===== Material

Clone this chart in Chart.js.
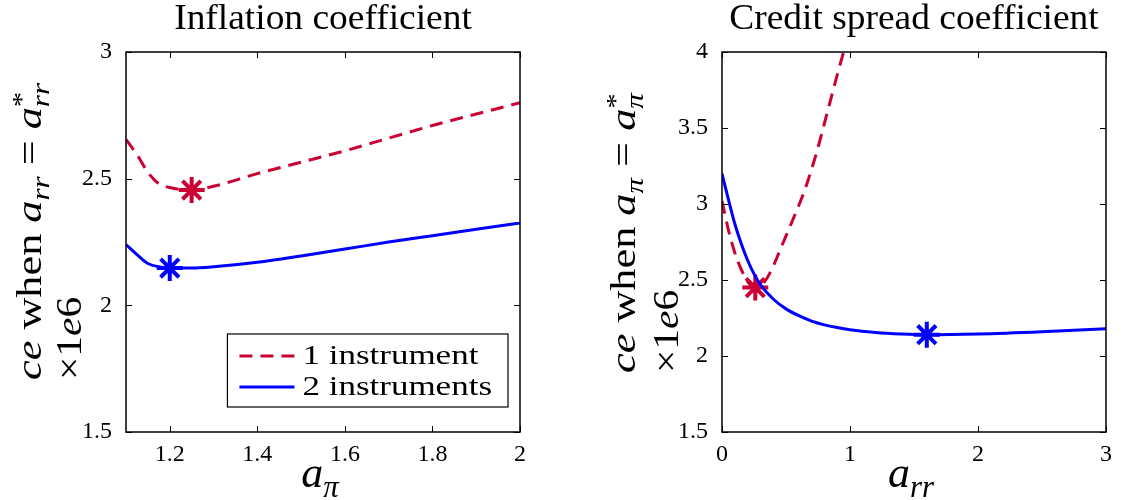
<!DOCTYPE html>
<html>
<head>
<meta charset="utf-8">
<script src="https://cdn.jsdelivr.net/npm/chart.js@4.4.1/dist/chart.umd.min.js"></script>
<style>
    html, body { margin: 0; padding: 0; background: #fff; }
    #wrap { display: flex; width: 1123px; height: 500px; }
    .panel { position: relative; height: 500px; }
</style>
</head>
<body>
<div id="wrap">
    <div class="panel" style="width:561px"><canvas id="chartInflacion"></canvas></div>
    <div class="panel" style="width:562px"><canvas id="chartSpread"></canvas></div>
</div>
<script>
// ====================== DATOS ======================
// Panel izquierdo: coeficiente de inflacion (a_pi)
const infUnoX  = [1.10, 1.125, 1.15, 1.175, 1.20, 1.25, 1.30, 1.40, 1.50, 1.60, 1.70, 1.80, 1.90, 2.00];
const infUnoY  = [2.655, 2.595, 2.525, 2.48, 2.465, 2.455, 2.47, 2.52, 2.565, 2.61, 2.66, 2.71, 2.755, 2.80];
const infDosX  = [1.10, 1.125, 1.15, 1.20, 1.25, 1.30, 1.40, 1.50, 1.60, 1.70, 1.80, 1.90, 2.00];
const infDosY  = [2.24, 2.20, 2.165, 2.148, 2.147, 2.152, 2.17, 2.195, 2.222, 2.25, 2.275, 2.30, 2.325];
const infOptimoUno = [1.25, 2.455];
const infOptimoDos = [1.20, 2.147];
const infTicksX = [1.2, 1.4, 1.6, 1.8, 2];
const infTicksY = [1.5, 2, 2.5, 3];

// Panel derecho: coeficiente del credit spread (a_rr)
const spUnoX = [0, 0.05, 0.10, 0.15, 0.20, 0.26, 0.30, 0.35, 0.40, 0.45, 0.50, 0.55, 0.60, 0.65, 0.70, 0.75, 0.80, 0.85, 0.90, 0.95];
const spUnoY = [3.02, 2.83, 2.68, 2.57, 2.49, 2.45, 2.46, 2.51, 2.59, 2.69, 2.79, 2.89, 2.99, 3.10, 3.23, 3.37, 3.53, 3.69, 3.85, 4.00];
const spDosX = [0, 0.05, 0.10, 0.15, 0.20, 0.25, 0.30, 0.40, 0.50, 0.60, 0.70, 0.80, 0.90, 1.00, 1.20, 1.40, 1.60, 2.00, 2.50, 3.00];
const spDosY = [3.20, 3.03, 2.87, 2.74, 2.63, 2.54, 2.47, 2.375, 2.31, 2.265, 2.23, 2.205, 2.187, 2.173, 2.155, 2.145, 2.14, 2.145, 2.16, 2.18];
const spOptimoUno = [0.26, 2.45];
const spOptimoDos = [1.60, 2.14];
const spTicksX = [0, 1, 2, 3];
const spTicksY = [1.5, 2, 2.5, 3, 3.5, 4];

const etiquetas = ["1 instrument", "2 instruments"];

const ROJO  = "#cc0033";
const AZUL  = "#0000ff";
const SERIF = "'Liberation Serif', 'DejaVu Serif', serif";

// ====================== TEXTO CON SUB/SUPERINDICES ======================
function fuente(size, italic) {
    return (italic ? "italic " : "") + size + "px " + SERIF;
}

function textoRico(ctx, partes, size, dibujar) {
    let x = 0;
    partes.forEach(p => {
        if (p.sup !== undefined || p.sub !== undefined) {
            const s = size * 0.7;
            let w = 0;
            if (p.sup) {
                ctx.font = fuente(s, false);
                if (dibujar) ctx.fillText(p.sup, x, -size * 0.30);
                w = Math.max(w, ctx.measureText(p.sup).width);
            }
            if (p.sub) {
                ctx.font = fuente(s, true);
                if (dibujar) ctx.fillText(p.sub, x, size * 0.22);
                w = Math.max(w, ctx.measureText(p.sub).width);
            }
            x += w;
        } else {
            ctx.font = fuente(size, p.it);
            if (dibujar) ctx.fillText(p.t, x, 0);
            x += ctx.measureText(p.t).width;
        }
    });
    return x;
}

// ====================== PLUGIN: MARCO, TITULOS Y LEYENDA ======================
const pluginRotulos = {
    id: "rotulos",
    afterDraw(chart, args, opts) {
        const ctx  = chart.ctx;
        const area = chart.chartArea;
        const sx = chart.scales.x, sy = chart.scales.y;

        ctx.save();
        ctx.fillStyle = "#000";
        ctx.strokeStyle = "#000";

        // Marco y ticks hacia adentro
        ctx.lineWidth = 1.5;
        ctx.strokeRect(area.left, area.top, area.right - area.left, area.bottom - area.top);
        ctx.lineWidth = 1;
        const L = 6;
        ctx.beginPath();
        sx.ticks.forEach(t => {
            const px = Math.round(sx.getPixelForValue(t.value)) + 0.5;
            ctx.moveTo(px, area.bottom); ctx.lineTo(px, area.bottom - L);
            ctx.moveTo(px, area.top);    ctx.lineTo(px, area.top + L);
        });
        sy.ticks.forEach(t => {
            const py = Math.round(sy.getPixelForValue(t.value)) + 0.5;
            ctx.moveTo(area.left, py);  ctx.lineTo(area.left + L, py);
            ctx.moveTo(area.right, py); ctx.lineTo(area.right - L, py);
        });
        ctx.stroke();

        // Titulo
        const cx = (area.left + area.right) / 2;
        ctx.textAlign = "left";
        ctx.textBaseline = "alphabetic";
        ctx.font = fuente(36, false);
        const wt = ctx.measureText(opts.titulo).width * 1.04;
        ctx.save();
        ctx.translate(cx - wt / 2, 29);
        ctx.scale(1.04, 1);
        ctx.fillText(opts.titulo, 0, 0);
        ctx.restore();

        // Titulo eje X
        const wx = textoRico(ctx, opts.ejeX, 44, false);
        ctx.save();
        ctx.translate(cx - 3 - wx / 2, 487);
        textoRico(ctx, opts.ejeX, 44, true);
        ctx.restore();

        // Titulo eje Y (dos lineas, rotado)
        opts.ejeY.forEach((linea, i) => {
            ctx.save();
            ctx.translate(opts.ejeYBase[i], opts.ejeYInicio);
            ctx.rotate(-Math.PI / 2);
            ctx.scale(opts.ejeYEstirar[i], 1);
            textoRico(ctx, linea, 36, true);
            ctx.restore();
        });

        // Leyenda
        if (opts.leyenda) {
            const k = 1.25;
            const series = chart.data.datasets.filter(d => d.enLeyenda);
            ctx.font = fuente(28, false);
            const tw = Math.max(...series.map(d => ctx.measureText(d.label).width)) * k;
            const bw = 12 + 55 + 8 + tw + 16;
            const bh = 73;
            const x1 = area.right - 12 - bw;
            const y1 = area.bottom - 25 - bh;
            ctx.fillStyle = "#fff";
            ctx.fillRect(x1, y1, bw, bh);
            ctx.strokeStyle = "#000";
            ctx.lineWidth = 1.2;
            ctx.strokeRect(x1, y1, bw, bh);
            series.forEach((d, i) => {
                const yy = y1 + 22 + i * 31;
                ctx.save();
                ctx.strokeStyle = d.borderColor;
                ctx.lineWidth = d.borderWidth;
                ctx.setLineDash(d.borderDash || []);
                ctx.beginPath();
                ctx.moveTo(x1 + 12, yy);
                ctx.lineTo(x1 + 67, yy);
                ctx.stroke();
                ctx.restore();
                ctx.save();
                ctx.fillStyle = "#000";
                ctx.textBaseline = "middle";
                ctx.translate(x1 + 75, yy + 1);
                ctx.scale(k, 1);
                ctx.fillText(d.label, 0, 0);
                ctx.restore();
            });
        }
        ctx.restore();
    }
};

// ====================== CONFIGURACION ======================
function puntos(xs, ys) {
    return xs.map((x, i) => ({ x: x, y: ys[i] }));
}

function serieLinea(label, xs, ys, color, dash) {
    return {
        label: label,
        enLeyenda: true,
        data: puntos(xs, ys),
        borderColor: color,
        borderWidth: 3,
        borderDash: dash,
        pointRadius: 0,
        cubicInterpolationMode: "monotone",
        fill: false
    };
}

function serieOptimo(p, color) {
    return {
        label: "",
        enLeyenda: false,
        data: [{ x: p[0], y: p[1] }],
        showLine: false,
        pointStyle: "star",
        pointRadius: 13,
        pointBorderWidth: 4,
        pointBorderColor: color,
        pointBackgroundColor: color,
        borderColor: color
    };
}

function formatoTick(v) {
    return String(+Number(v).toFixed(2));
}

function crearGrafico(idCanvas, cfg) {
    const ctx = document.getElementById(idCanvas).getContext("2d");
    return new Chart(ctx, {
        type: "line",
        data: { datasets: cfg.datasets },
        plugins: [pluginRotulos],
        options: {
            responsive: true,
            maintainAspectRatio: false,
            animation: false,
            layout: { padding: { left: 0, right: cfg.derecha, top: 52, bottom: 0 } },
            plugins: {
                legend: { display: false },
                tooltip: { enabled: false },
                title: { display: false },
                rotulos: cfg.rotulos
            },
            scales: {
                x: {
                    type: "linear",
                    min: cfg.xMin, max: cfg.xMax,
                    grid: { display: false },
                    border: { display: false },
                    afterBuildTicks: s => { s.ticks = cfg.ticksX.map(v => ({ value: v })); },
                    afterFit: s => { s.height = 68; },
                    ticks: {
                        autoSkip: false, maxRotation: 0, padding: 0, color: "#000",
                        font: { family: SERIF, size: 24 },
                        callback: formatoTick
                    }
                },
                y: {
                    type: "linear",
                    min: cfg.yMin, max: cfg.yMax,
                    grid: { display: false },
                    border: { display: false },
                    afterBuildTicks: s => { s.ticks = cfg.ticksY.map(v => ({ value: v })); },
                    afterFit: s => { s.width = cfg.anchoY; },
                    ticks: {
                        autoSkip: false, padding: 6, color: "#000",
                        font: { family: SERIF, size: 24 },
                        callback: formatoTick
                    }
                }
            }
        }
    });
}

// ====================== GRAFICOS ======================
crearGrafico("chartInflacion", {
    datasets: [
        serieLinea(etiquetas[0], infUnoX, infUnoY, ROJO, [13, 8]),
        serieLinea(etiquetas[1], infDosX, infDosY, AZUL, []),
        serieOptimo(infOptimoUno, ROJO),
        serieOptimo(infOptimoDos, AZUL)
    ],
    xMin: 1.1, xMax: 2, yMin: 1.5, yMax: 3,
    ticksX: infTicksX, ticksY: infTicksY,
    anchoY: 126, derecha: 41,
    rotulos: {
        titulo: "Inflation coefficient",
        ejeX: [{ t: "a", it: true }, { sub: "\u03c0" }],
        ejeY: [
            [{ t: "ce", it: true }, { t: " when ", it: false }, { t: "a", it: true }, { sub: "rr" },
             { t: " = ", it: false }, { t: "a", it: true }, { sup: "*", sub: "rr" }],
            [{ t: "\u00d71", it: false }, { t: "e", it: true }, { t: "6", it: false }]
        ],
        ejeYBase: [41, 81],
        ejeYEstirar: [1.23, 1.15],
        ejeYInicio: 380,
        leyenda: true
    }
});

crearGrafico("chartSpread", {
    datasets: [
        serieLinea(etiquetas[0], spUnoX, spUnoY, ROJO, [13, 8]),
        serieLinea(etiquetas[1], spDosX, spDosY, AZUL, []),
        serieOptimo(spOptimoUno, ROJO),
        serieOptimo(spOptimoDos, AZUL)
    ],
    xMin: 0, xMax: 3, yMin: 1.5, yMax: 4,
    ticksX: spTicksX, ticksY: spTicksY,
    anchoY: 161, derecha: 8,
    rotulos: {
        titulo: "Credit spread coefficient",
        ejeX: [{ t: "a", it: true }, { sub: "rr" }],
        ejeY: [
            [{ t: "ce", it: true }, { t: " when ", it: false }, { t: "a", it: true }, { sub: "\u03c0" },
             { t: " = ", it: false }, { t: "a", it: true }, { sup: "*", sub: "\u03c0" }],
            [{ t: "\u00d71", it: false }, { t: "e", it: true }, { t: "6", it: false }]
        ],
        ejeYBase: [74, 117],
        ejeYEstirar: [1.23, 1.15],
        ejeYInicio: 373,
        leyenda: false
    }
});
</script>
</body>
</html>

==========

* **Do this**
Return, unchanged, the lines from the first line of the material through the line that holds "const infTicksY = [1.5, 2, 2.5, 3];", inclusive, omitting pictures.

* **Solution to this problem**
Clone this chart in Chart.js.
<!DOCTYPE html>
<html>
<head>
<meta charset="utf-8">
<script src="https://cdn.jsdelivr.net/npm/chart.js@4.4.1/dist/chart.umd.min.js"></script>
<style>
    html, body { margin: 0; padding: 0; background: #fff; }
    #wrap { display: flex; width: 1123px; height: 500px; }
    .panel { position: relative; height: 500px; }
</style>
</head>
<body>
<div id="wrap">
    <div class="panel" style="width:561px"><canvas id="chartInflacion"></canvas></div>
    <div class="panel" style="width:562px"><canvas id="chartSpread"></canvas></div>
</div>
<script>
// ====================== DATOS ======================
// Panel izquierdo: coeficiente de inflacion (a_pi)
const infUnoX  = [1.10, 1.125, 1.15, 1.175, 1.20, 1.25, 1.30, 1.40, 1.50, 1.60, 1.70, 1.80, 1.90, 2.00];
const infUnoY  = [2.655, 2.595, 2.525, 2.48, 2.465, 2.455, 2.47, 2.52, 2.565, 2.61, 2.66, 2.71, 2.755, 2.80];
const infDosX  = [1.10, 1.125, 1.15, 1.20, 1.25, 1.30, 1.40, 1.50, 1.60, 1.70, 1.80, 1.90, 2.00];
const infDosY  = [2.24, 2.20, 2.165, 2.148, 2.147, 2.152, 2.17, 2.195, 2.222, 2.25, 2.275, 2.30, 2.325];
const infOptimoUno = [1.25, 2.455];
const infOptimoDos = [1.20, 2.147];
const infTicksX = [1.2, 1.4, 1.6, 1.8, 2];
const infTicksY = [1.5, 2, 2.5, 3];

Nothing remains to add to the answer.